Directions for this task:
Omit all pictures and transcribe only the lines in the entries below that run from the line with "Reproduce this chart" through the line with "import * as".

Code that draws figures
----------

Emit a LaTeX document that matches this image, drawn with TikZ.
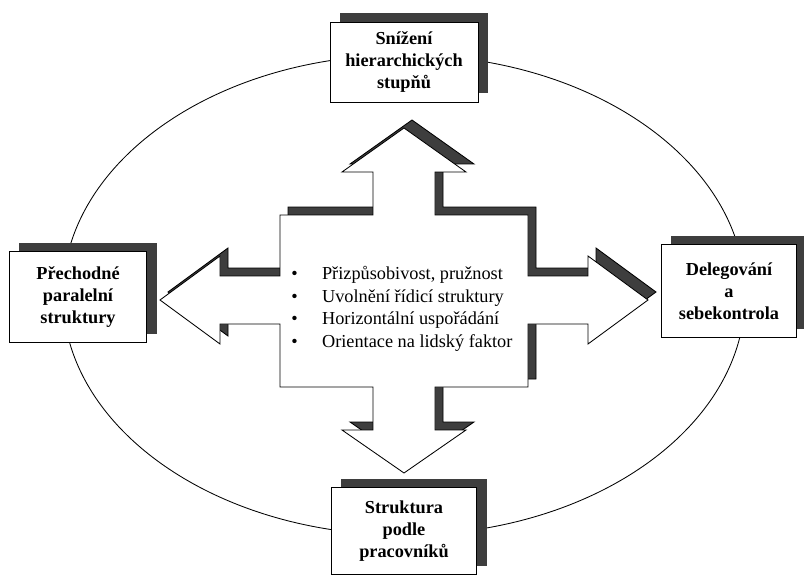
\documentclass[tikz,border=0pt]{standalone}
\usepackage{fontspec}
\setmainfont{Liberation Serif}
\usetikzlibrary{shadows}
\definecolor{mydark}{RGB}{62,62,62}
\tikzset{
  box/.style={rectangle, draw=black, fill=white, align=center, line width=0.6pt,
    font=\bfseries\fontsize{13}{15.5}\selectfont,
    drop shadow={shadow xshift=0.25cm, shadow yshift=0.22cm, fill=mydark, opacity=1}},
  outline/.style={line width=0.6pt, color=black}
}

\begin{document}
\begin{tikzpicture}[x=0.025cm, y=-0.025cm]
  \useasboundingbox (0,0) rectangle (804,578);

  % Surrounding ellipse
  \draw[outline] (404,295) ellipse [x radius=8.525cm, y radius=6cm];

  % Cross of four arrows, shadow first
  \foreach \s/\col in {8/mydark, 0/white}
    \filldraw[outline, fill=\col, shift={(\s,-\s)}]
      (404,128) -- (466,172) -- (435,172) -- (435,215) -- (528,215) -- (528,276)
      -- (588,276) -- (588,256) -- (648,300) -- (588,344) -- (588,324) -- (528,324)
      -- (528,387) -- (435,387) -- (435,430) -- (466,430) -- (404,473) -- (342,430)
      -- (373,430) -- (373,387) -- (280,387) -- (280,324) -- (220,324) -- (220,344)
      -- (160,300) -- (220,256) -- (220,276) -- (280,276) -- (280,215) -- (373,215)
      -- (373,172) -- (342,172) -- cycle;

  % Bullet list in the middle
  \node[anchor=west, align=left, inner sep=0pt, font=\fontsize{13}{16.1}\selectfont] (traits) at (291,309)
    {\makebox[0.77cm][l]{\textbullet}Přizpůsobivost, pružnost\\
     \makebox[0.77cm][l]{\textbullet}Uvolnění řídicí struktury\\
     \makebox[0.77cm][l]{\textbullet}Horizontální uspořádání\\
     \makebox[0.77cm][l]{\textbullet}Orientace na lidský faktor};

  % Outer boxes
  \node[box, minimum width=3.7cm, minimum height=2.0cm] (levels) at (404,62)
    {Snížení\\hierarchických\\stupňů};
  \node[box, minimum width=3.43cm, minimum height=2.27cm] (parallel) at (78,297)
    {Přechodné\\paralelní\\struktury};
  \node[box, minimum width=3.38cm, minimum height=2.33cm] (delegation) at (729,291)
    {Delegování\\a\\sebekontrola};
  \node[box, minimum width=3.63cm, minimum height=2.18cm] (staff) at (404,531)
    {Struktura\\podle\\pracovníků};
\end{tikzpicture}
\end{document}
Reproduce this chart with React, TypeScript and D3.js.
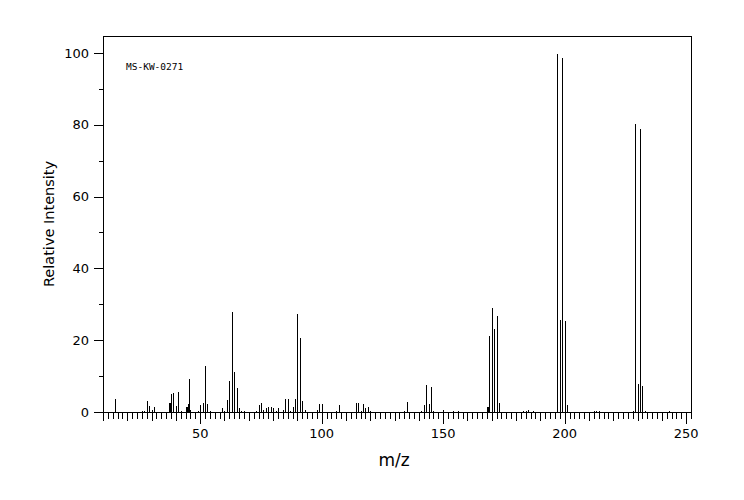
import React from "react";
import * as d3 from "d3";

// m/z positions of the peaks
const mzValues = [
  14, 15, 16, 26, 27, 28, 29, 30, 31, 32, 33, 36, 37, 37.5, 38, 39, 40, 41, 42, 43,
  44, 44.5, 45, 45.5, 46, 49, 50, 51, 52, 53, 54, 55, 58, 59, 60, 61, 62, 63, 64, 65,
  66, 67, 68, 69, 73, 74, 75, 76, 77, 78, 79, 80, 81, 82, 84, 85, 86, 87, 88, 89,
  90, 91, 92, 93, 94, 95, 98, 99, 100, 101, 102, 103, 104, 105, 106, 107, 108, 114, 115, 116,
  117, 118, 119, 120, 121, 122, 130, 131, 132, 133, 134, 135, 136, 141, 142, 143, 144, 145, 146, 147,
  148, 149, 150, 151, 154, 155, 156, 157, 158, 159, 160, 167, 168, 168.5, 169, 170, 171, 172, 173, 174,
  175, 181, 182, 183, 184, 185, 186, 187, 188, 195, 196, 197, 198, 199, 200, 201, 202, 210, 211, 212,
  213, 214, 215, 216, 224, 228, 229, 230, 231, 232, 233, 243, 245,
];

// relative intensities (%) matching mzValues
const intensities = [
  0.3, 3.9, 0.3, 0.6, 0.6, 3.3, 1.9, 0.8, 1.6, 0.3, 0.3, 0.3, 2.8, 2.8, 5.2, 5.6, 1.9, 5.8, 0.6, 0.3,
  1.7, 1.7, 2.5, 9.5, 0.9, 0.6, 2.2, 2.8, 13.1, 2.5, 0.6, 0.3, 0.3, 1.4, 0.6, 3.6, 8.9, 28.1, 11.4, 7.0,
  1.4, 0.6, 0.6, 0.3, 0.6, 2.2, 2.8, 0.8, 1.4, 1.7, 1.7, 1.4, 0.6, 1.4, 0.8, 3.9, 3.9, 0.6, 1.7, 3.9,
  27.6, 20.9, 3.3, 0.8, 0.3, 0.3, 0.8, 2.5, 2.5, 0.3, 0.3, 0.3, 0.3, 0.3, 0.6, 2.2, 0.3, 2.8, 2.8, 0.6,
  2.5, 1.4, 1.7, 0.6, 0.3, 0.3, 0.3, 0.3, 0.3, 0.3, 0.6, 3.1, 0.3, 0.6, 2.2, 7.8, 2.5, 7.2, 0.6, 0.3,
  0.3, 0.3, 0.8, 0.3, 0.6, 0.3, 0.6, 0.3, 0.3, 0.3, 0.3, 0.3, 1.7, 1.7, 21.4, 29.2, 23.4, 27.0, 2.8, 0.3,
  0.3, 0.3, 0.3, 0.6, 0.6, 0.8, 0.3, 0.6, 0.3, 0.3, 0.3, 100, 25.9, 98.8, 25.6, 2.2, 0.3, 0.3, 0.3, 0.6,
  0.6, 0.6, 0.3, 0.3, 0.3, 0.6, 80.4, 8.1, 79.1, 7.5, 0.6, 0.6, 0.3,
];

const xLabelTicks = [50, 100, 150, 200, 250];
const yLabelTicks = [0, 20, 40, 60, 80, 100];
const spectrumId = "MS-KW-0271";
const xTitle = "m/z";
const yTitle = "Relative Intensity";

const W = 744;
const H = 500;
const left = 103;
const right = 691;
const top = 36;
const bottom = 412;
const font = "'DejaVu Sans', sans-serif";

export default function App() {
  const x = d3.scaleLinear().domain([10, 252]).range([left, right]);
  const y = d3.scaleLinear().domain([0, 104.7]).range([bottom, top]);

  const minorX = d3.range(10, 253, 2);
  const minorY = d3.range(0, 101, 10);
  const px = (v: number) => Math.round(x(v)) + 0.5;
  const py = (v: number) => Math.round(y(v)) + 0.5;

  const peaks = mzValues.map((m, i) => ({ m, v: intensities[i] }));

  return (
    <svg
      width={W}
      height={H}
      style={{ position: "absolute", left: 0, top: 0, background: "#fff" }}
      shapeRendering="crispEdges"
    >
      <rect x={0} y={0} width={W} height={H} fill="#fff" />
      {/* frame */}
      <rect
        x={left + 0.5}
        y={top + 0.5}
        width={right - left}
        height={bottom - top}
        fill="none"
        stroke="#000"
        strokeWidth={1}
      />
      {/* peaks */}
      {peaks.map((p, i) => (
        <line
          key={i}
          x1={px(p.m)}
          x2={px(p.m)}
          y1={bottom + 0.5}
          y2={py(p.v)}
          stroke="#000"
          strokeWidth={1}
        />
      ))}
      {/* x ticks */}
      {minorX.map((t) => {
        const len = t % 50 === 0 ? 11 : t % 10 === 0 ? 8 : 6;
        return (
          <line
            key={"xt" + t}
            x1={px(t)}
            x2={px(t)}
            y1={bottom + 0.5}
            y2={bottom + 0.5 + len}
            stroke="#000"
          />
        );
      })}
      {xLabelTicks.map((t) => (
        <text
          key={"xl" + t}
          x={x(t)}
          y={438}
          textAnchor="middle"
          fontFamily={font}
          fontSize={13}
          fill="#000"
        >
          {t}
        </text>
      ))}
      {/* y ticks */}
      {minorY.map((t) => {
        const len = t % 20 === 0 ? 10 : 5;
        return (
          <line
            key={"yt" + t}
            x1={left + 0.5 - len}
            x2={left + 0.5}
            y1={py(t)}
            y2={py(t)}
            stroke="#000"
          />
        );
      })}
      {yLabelTicks.map((t) => (
        <text
          key={"yl" + t}
          x={89}
          y={y(t)}
          dy="0.36em"
          textAnchor="end"
          fontFamily={font}
          fontSize={13}
          fill="#000"
        >
          {t}
        </text>
      ))}
      <text
        x={126}
        y={70}
        fontFamily="'DejaVu Sans Mono', monospace"
        fontSize={9.5}
        fill="#000"
      >
        {spectrumId}
      </text>
      <text
        x={394}
        y={466}
        textAnchor="middle"
        fontFamily={font}
        fontSize={17}
        fill="#000"
      >
        {xTitle}
      </text>
      <text
        transform={`translate(54, ${(top + bottom) / 2}) rotate(-90)`}
        textAnchor="middle"
        fontFamily={font}
        fontSize={14.5}
        fill="#000"
      >
        {yTitle}
      </text>
    </svg>
  );
}
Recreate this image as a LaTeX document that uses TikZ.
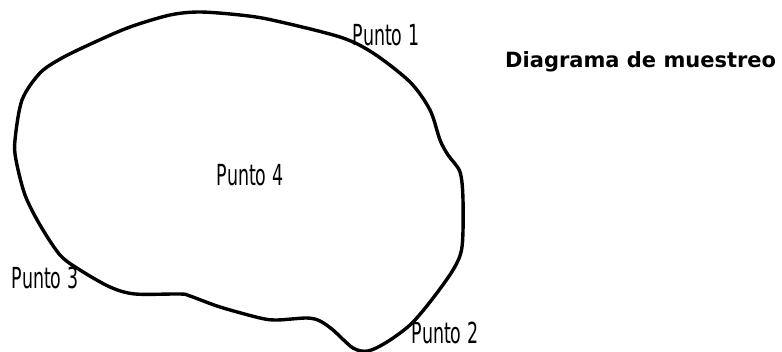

----------

Reply:
Reproduce this chart with React, TypeScript and D3.js.
import React from "react";
import * as d3 from "d3";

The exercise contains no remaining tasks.